- STORED RECORDS -
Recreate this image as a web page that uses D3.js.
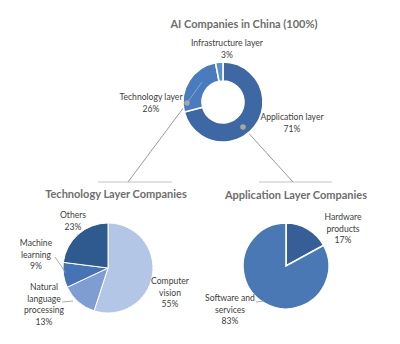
<!DOCTYPE html>
<html>
<head>
  <meta charset="utf-8">
  <title>AI Companies in China</title>
  <script src="https://d3js.org/d3.v7.min.js"></script>
  <style>
    body { margin: 0; background: #fff; }
    text { font-family: Lato, "Noto Sans", sans-serif; fill: #404040; }
    .ttl { font-weight: bold; fill: #6e6e6e; font-size: 11px; }
    .lbl { font-size: 8.6px; }
  </style>
</head>
<body>
<div id="chart"></div>
<script>
// top donut: all AI companies
var layerNames = ["Application layer", "Technology layer", "Infrastructure layer"];
var layerValues = [71, 26, 3];
// technology layer split
var techNames = ["Computer vision", "Natural language processing", "Machine learning", "Others"];
var techValues = [55, 13, 9, 23];
// application layer split
var appNames = ["Hardware products", "Software and services"];
var appValues = [17, 83];

var W = 400, H = 344;
var svg = d3.select("#chart").append("svg").attr("width", W).attr("height", H);

var pie = d3.pie().sort(null).value(function (d) { return d; });

function drawPie(cx, cy, r0, r1, values, colors, strokeW) {
  var g = svg.append("g").attr("transform", "translate(" + cx + "," + cy + ")");
  var arc = d3.arc().innerRadius(r0).outerRadius(r1);
  g.selectAll("path").data(pie(values)).enter().append("path")
    .attr("d", arc)
    .attr("fill", function (d, i) { return colors[i]; })
    .attr("stroke", "#fff")
    .attr("stroke-width", strokeW);
  return arc;
}

// a label block of several lines, centred on x
function label(x, y, lines, cls) {
  var t = svg.append("text").attr("class", cls || "lbl").attr("text-anchor", "middle");
  lines.forEach(function (s, i) {
    t.append("tspan").attr("x", x).attr("y", y + i * 11.5).text(s);
  });
}

// connector lines first so pies sit on top
var grey = "#9a9a9a";
svg.append("line").attr("x1", 98).attr("x2", 172).attr("y1", 182).attr("y2", 182).attr("stroke", "#c4c4c4").attr("stroke-width", 1.2);
svg.append("line").attr("x1", 259).attr("x2", 332).attr("y1", 182).attr("y2", 182).attr("stroke", "#c4c4c4").attr("stroke-width", 1.2);
svg.append("line").attr("x1", 187).attr("y1", 103).attr("x2", 128).attr("y2", 182).attr("stroke", grey).attr("stroke-width", 1);
svg.append("line").attr("x1", 243).attr("y1", 127).attr("x2", 293).attr("y2", 182).attr("stroke", grey).attr("stroke-width", 1);

// top donut
drawPie(223, 102, 21, 40, layerValues, ["#3d68a3", "#4a7bbd", "#5d8fcc"], 1.6);
svg.append("line").attr("x1", 187).attr("y1", 103).attr("x2", 202).attr("y2", 82).attr("stroke", "#8fb0dc").attr("stroke-width", 0.8);
svg.append("circle").attr("cx", 187).attr("cy", 103).attr("r", 2.8).attr("fill", "#a6a6a6");
svg.append("circle").attr("cx", 243).attr("cy", 127).attr("r", 2.8).attr("fill", "#a6a6a6");

// lower pies
drawPie(108, 268, 0, 45, techValues, ["#b4c6e6", "#7f9dd0", "#4673b4", "#2f5a90"], 1);
drawPie(286, 266, 0, 43, appValues, ["#365f98", "#4a78b4"], 1.6);

// small leader lines
svg.append("line").attr("x1", 55).attr("y1", 257).attr("x2", 66).attr("y2", 273).attr("stroke", grey).attr("stroke-width", 0.8);
svg.append("line").attr("x1", 62).attr("y1", 302).attr("x2", 73).attr("y2", 301).attr("stroke", grey).attr("stroke-width", 0.8);
svg.append("line").attr("x1", 256).attr("y1", 302).attr("x2", 264).attr("y2", 301).attr("stroke", grey).attr("stroke-width", 0.8);

// titles
label(244, 28, ["AI Companies in China (100%)"], "ttl");
label(116, 198, ["Technology Layer Companies"], "ttl");
label(296, 199, ["Application Layer Companies"], "ttl");

// donut labels
label(227, 46, [layerNames[2], layerValues[2] + "%"]);
label(151, 100, [layerNames[1], layerValues[1] + "%"]);
label(292, 120, [layerNames[0], layerValues[0] + "%"]);

// technology pie labels
label(73, 218, [techNames[3], techValues[3] + "%"]);
label(36, 246, ["Machine", "learning", techValues[2] + "%"]);
label(44, 290, ["Natural", "language", "processing", techValues[1] + "%"]);
label(170, 284, ["Computer", "vision", techValues[0] + "%"]);

// application pie labels
label(343, 220, ["Hardware", "products", appValues[0] + "%"]);
label(230, 301, ["Software and", "services", appValues[1] + "%"]);
</script>
</body>
</html>
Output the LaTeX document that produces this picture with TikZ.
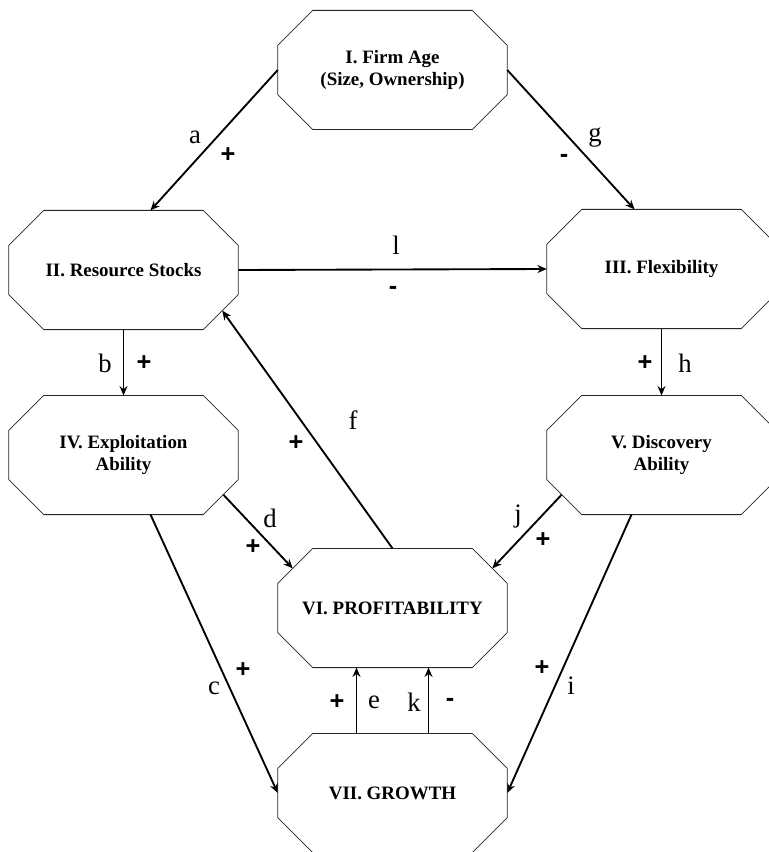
\documentclass[tikz,border=0pt]{standalone}
\usepackage{fontspec}
\setmainfont{Liberation Serif}
\newfontfamily\signfont{Liberation Sans}
\usetikzlibrary{arrows.meta}

\begin{document}
\begin{tikzpicture}[
        x = 0.75pt, y = -0.75pt, % pixel grid of the figure
        > = {Stealth[length=7pt, width=6pt]}, % arrow head style
        box/.style = {rectangle, minimum width=171.75pt, minimum height=89pt,
            inner sep=0pt, align=center,
            font=\fontsize{14.2}{16.3}\selectfont\bfseries},
        rim/.style = {line width=0.6pt, draw=black!85},
        link/.style = {->, line width=1.4pt},
        lbl/.style = {inner sep=0pt, font=\fontsize{20}{24}\selectfont},
        sgn/.style = {inner sep=0pt, font=\signfont\bfseries\fontsize{19}{22}\selectfont},
    ]
        \useasboundingbox (0,0) rectangle (768,852);
        \def\chamfer{26.25pt} % cut of the corners

        % Draw the nodes
        \foreach \pos/\name/\txt in {
            (392.5,70)/age/{I. Firm Age\\(Size, Ownership)},
            (123.5,270)/stocks/{II. Resource Stocks},
            (661.5,269)/flex/{III. Flexibility},
            (123.5,455)/exploit/{IV. Exploitation\\Ability},
            (661.5,455)/discover/{V. Discovery\\Ability},
            (392.5,608)/profit/{VI. PROFITABILITY},
            (392.5,793)/growth/{VII. GROWTH}} {
            \node[box] (\name) at \pos {\txt};
            \draw[rim] ([xshift=\chamfer]\name.north west)
                -- ([xshift=-\chamfer]\name.north east)
                -- ([yshift=-\chamfer]\name.north east)
                -- ([yshift=\chamfer]\name.south east)
                -- ([xshift=-\chamfer]\name.south east)
                -- ([xshift=\chamfer]\name.south west)
                -- ([yshift=\chamfer]\name.south west)
                -- ([yshift=-\chamfer]\name.north west) -- cycle;
        }

        % Draw the edges
        \foreach \b/\bs/\e/\es in {
            age.west/{(0,0)}/stocks.north/{(27,0)},
            age.east/{(0,0)}/flex.north/{(-27,0)},
            stocks.east/{(0,0)}/flex.west/{(0,0)},
            stocks.south/{(0,0)}/exploit.north/{(0,0)},
            flex.south/{(0,0)}/discover.north/{(0,0)},
            exploit.south east/{(-15,-20)}/profit.north west/{(15,20)},
            discover.south west/{(15,-20)}/profit.north east/{(-15,20)},
            profit.north/{(0,0)}/stocks.south east/{(-16,-19)},
            exploit.south/{(27,0)}/growth.west/{(0,0)},
            discover.south/{(-30,0)}/growth.east/{(0,0)},
            growth.north/{(-36,0)}/profit.south/{(-36,0)},
            growth.north/{(36,0)}/profit.south/{(36,0)}} {
            \draw[link] ([shift={\bs}]\b) -- ([shift={\es}]\e);
        }

        % Path letters
        \foreach \pos/\i in {
            (195,137)/a, (595,138)/g, (396,245)/l,
            (105,363)/b, (685,363)/h, (270,518)/d,
            (518,517)/j, (353,420)/f, (214,688)/c,
            (571,686)/i, (374,702)/e, (414,702)/k} {
            \node[lbl] (lbl-\i) at \pos {\i};
        }

        % Signs of the effects
        \foreach \pos/\i/\s in {
            (228,155)/a/+, (564,158)/g/-, (393,290)/l/-,
            (144,363)/b/+, (645,363)/h/+, (253,547)/d/+,
            (543,540)/j/+, (296,443)/f/+, (243,670)/c/+,
            (542,668)/i/+, (337,702)/e/+, (450,702)/k/-} {
            \node[sgn] (sgn-\i) at \pos {\s};
        }
    \end{tikzpicture}
\end{document}
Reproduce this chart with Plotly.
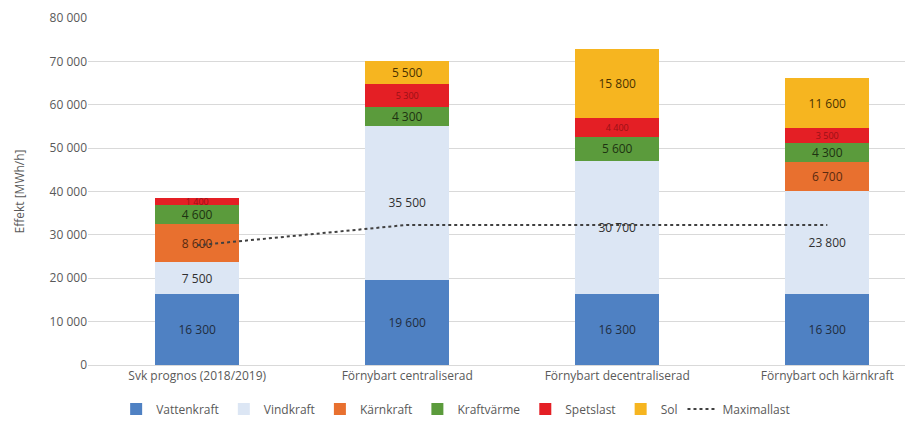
import plotly.graph_objects as go

categories = ["Svk prognos (2018/2019)", "Förnybart centraliserad",
              "Förnybart decentraliserad", "Förnybart och kärnkraft"]
vattenkraft = [16300, 19600, 16300, 16300]
vindkraft = [7500, 35500, 30700, 23800]
karnkraft = [8600, 0, 0, 6700]
kraftvarme = [4600, 4300, 5600, 4300]
spetslast = [1400, 5300, 4400, 3500]
sol = [0, 5500, 15800, 11600]
maximallast = [27600, 32300, 32300, 32300]

series = [
    ("Vattenkraft", vattenkraft, "#4f81c3", "#1f2d40", 12),
    ("Vindkraft", vindkraft, "#dce6f4", "#303030", 12),
    ("Kärnkraft", karnkraft, "#e8702f", "#5a2a10", 12),
    ("Kraftvärme", kraftvarme, "#5b9b3c", "#1e3312", 12),
    ("Spetslast", spetslast, "#e41f25", "#9a1015", 9),
    ("Sol", sol, "#f6b520", "#4a3300", 12),
]

fig = go.Figure()
for name, vals, color, tcol, fs in series:
    texts = [f"{v:,}".replace(",", " ") if v > 0 else "" for v in vals]
    fig.add_trace(go.Bar(
        name=name, x=categories, y=vals, marker_color=color,
        marker_line_width=0,
        text=texts, textposition="inside", insidetextanchor="middle",
        textangle=0, constraintext="none",
        textfont=dict(color=tcol, size=fs, family="Open Sans"),
        hoverinfo="skip",
    ))

fig.add_trace(go.Scatter(
    name="Maximallast", x=categories, y=maximallast, mode="lines",
    line=dict(color="#404040", width=2, dash="dot"),
))

fig.update_layout(
    barmode="stack",
    bargap=0.6,
    width=915, height=422,
    margin=dict(l=88, r=10, t=18, b=57, autoexpand=False),
    plot_bgcolor="white", paper_bgcolor="white",
    separators=", ",
    font=dict(family="Open Sans", size=12, color="#595959"),
    showlegend=True,
    legend=dict(orientation="h", x=0.45, xanchor="center", y=-0.085,
                yanchor="top", font=dict(size=12, color="#595959"),
                traceorder="normal", itemwidth=30, tracegroupgap=0,
                bgcolor="rgba(0,0,0,0)"),
    xaxis=dict(range=[-0.52, 3.37], showgrid=False, showline=True,
               linecolor="#d9d9d9", ticks="", tickfont=dict(size=12)),
    yaxis=dict(range=[0, 80000], tickvals=list(range(0, 80001, 10000)),
               tickformat=",d", gridcolor="#d9d9d9", zeroline=False,
               showline=False, ticks="", tickfont=dict(size=12),
               title=dict(text="Effekt [MWh/h]", font=dict(size=12),
                          standoff=22)),
)

fig.write_html("out.html")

- PROMPT -
Reproduce only the lines running from the one that has "Output the LaTeX" through the one that has "of the corners", ends included. Any pictures in that stretch should not be copied.

- SOLUTION -
Output the LaTeX document that produces this picture with TikZ.
\documentclass[tikz,border=0pt]{standalone}
\usepackage{fontspec}
\setmainfont{Liberation Serif}
\newfontfamily\signfont{Liberation Sans}
\usetikzlibrary{arrows.meta}

\begin{document}
\begin{tikzpicture}[
        x = 0.75pt, y = -0.75pt, % pixel grid of the figure
        > = {Stealth[length=7pt, width=6pt]}, % arrow head style
        box/.style = {rectangle, minimum width=171.75pt, minimum height=89pt,
            inner sep=0pt, align=center,
            font=\fontsize{14.2}{16.3}\selectfont\bfseries},
        rim/.style = {line width=0.6pt, draw=black!85},
        link/.style = {->, line width=1.4pt},
        lbl/.style = {inner sep=0pt, font=\fontsize{20}{24}\selectfont},
        sgn/.style = {inner sep=0pt, font=\signfont\bfseries\fontsize{19}{22}\selectfont},
    ]
        \useasboundingbox (0,0) rectangle (768,852);
        \def\chamfer{26.25pt} % cut of the corners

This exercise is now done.